Problem statement:
Give back the full listing verbatim, apart from its images.

===

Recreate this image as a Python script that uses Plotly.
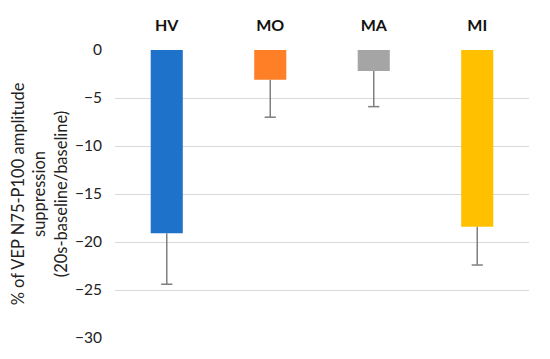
import plotly.graph_objects as go

categories = ["HV", "MO", "MA", "MI"]
values = [-19.1, -3.1, -2.2, -18.4]
errors = [5.3, 3.9, 3.7, 4.0]
colors = ["#1F72C9", "#FF7F27", "#A5A5A5", "#FFC000"]
y_ticks = [0, -5, -10, -15, -20, -25, -30]

fig = go.Figure(go.Bar(
    x=categories, y=values,
    marker=dict(color=colors, line=dict(width=0)),
))

# lower-only error bars (stem + cap at the end)
ex, ey = [], []
for c, v, e in zip(categories, values, errors):
    ex += [c, c, None]
    ey += [v, v - e, None]
fig.add_trace(go.Scatter(x=ex, y=ey, mode="lines", line=dict(color="#7F7F7F", width=1.5),
                         hoverinfo="skip"))
fig.add_trace(go.Scatter(x=categories, y=[v - e for v, e in zip(values, errors)], mode="markers",
                         marker=dict(symbol="line-ew-open", size=8, color="#7F7F7F",
                                     line=dict(color="#7F7F7F", width=1.5)),
                         hoverinfo="skip"))

fig.update_layout(
    width=550, height=359,
    margin=dict(l=107, r=29, t=42, b=29),
    plot_bgcolor="white", paper_bgcolor="white",
    font=dict(family="Lato, Liberation Sans, sans-serif", color="#222222"),
    bargap=0.69,
    showlegend=False,
    xaxis=dict(side="top", showgrid=False, showline=False, zeroline=False, automargin=False,
               tickfont=dict(size=16, color="#111111", family="Lato, sans-serif", weight="bold"),
               ticks="", ticklabelstandoff=15),
    yaxis=dict(range=[-30, 0], tickvals=y_ticks, showgrid=True, gridcolor="#D9D9D9",
               gridwidth=1, zeroline=False, showline=False, automargin=False,
               tickfont=dict(size=15.5, color="#222222"), ticklabelstandoff=12,
               title=dict(text="% of VEP N75-P100 amplitude<br>suppression<br>(20s-baseline/baseline)",
                          font=dict(size=16.5, color="#222222"), standoff=8)),
)

fig.write_html("out.html")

===

Result for this task:
Recreate this image as a Python script that uses Plotly.
import plotly.graph_objects as go

categories = ["HV", "MO", "MA", "MI"]
values = [-19.1, -3.1, -2.2, -18.4]
errors = [5.3, 3.9, 3.7, 4.0]
colors = ["#1F72C9", "#FF7F27", "#A5A5A5", "#FFC000"]
y_ticks = [0, -5, -10, -15, -20, -25, -30]

fig = go.Figure(go.Bar(
    x=categories, y=values,
    marker=dict(color=colors, line=dict(width=0)),
))

# lower-only error bars (stem + cap at the end)
ex, ey = [], []
for c, v, e in zip(categories, values, errors):
    ex += [c, c, None]
    ey += [v, v - e, None]
fig.add_trace(go.Scatter(x=ex, y=ey, mode="lines", line=dict(color="#7F7F7F", width=1.5),
                         hoverinfo="skip"))
fig.add_trace(go.Scatter(x=categories, y=[v - e for v, e in zip(values, errors)], mode="markers",
                         marker=dict(symbol="line-ew-open", size=8, color="#7F7F7F",
                                     line=dict(color="#7F7F7F", width=1.5)),
                         hoverinfo="skip"))

fig.update_layout(
    width=550, height=359,
    margin=dict(l=107, r=29, t=42, b=29),
    plot_bgcolor="white", paper_bgcolor="white",
    font=dict(family="Lato, Liberation Sans, sans-serif", color="#222222"),
    bargap=0.69,
    showlegend=False,
    xaxis=dict(side="top", showgrid=False, showline=False, zeroline=False, automargin=False,
               tickfont=dict(size=16, color="#111111", family="Lato, sans-serif", weight="bold"),
               ticks="", ticklabelstandoff=15),
    yaxis=dict(range=[-30, 0], tickvals=y_ticks, showgrid=True, gridcolor="#D9D9D9",
               gridwidth=1, zeroline=False, showline=False, automargin=False,
               tickfont=dict(size=15.5, color="#222222"), ticklabelstandoff=12,
               title=dict(text="% of VEP N75-P100 amplitude<br>suppression<br>(20s-baseline/baseline)",
                          font=dict(size=16.5, color="#222222"), standoff=8)),
)

fig.write_html("out.html")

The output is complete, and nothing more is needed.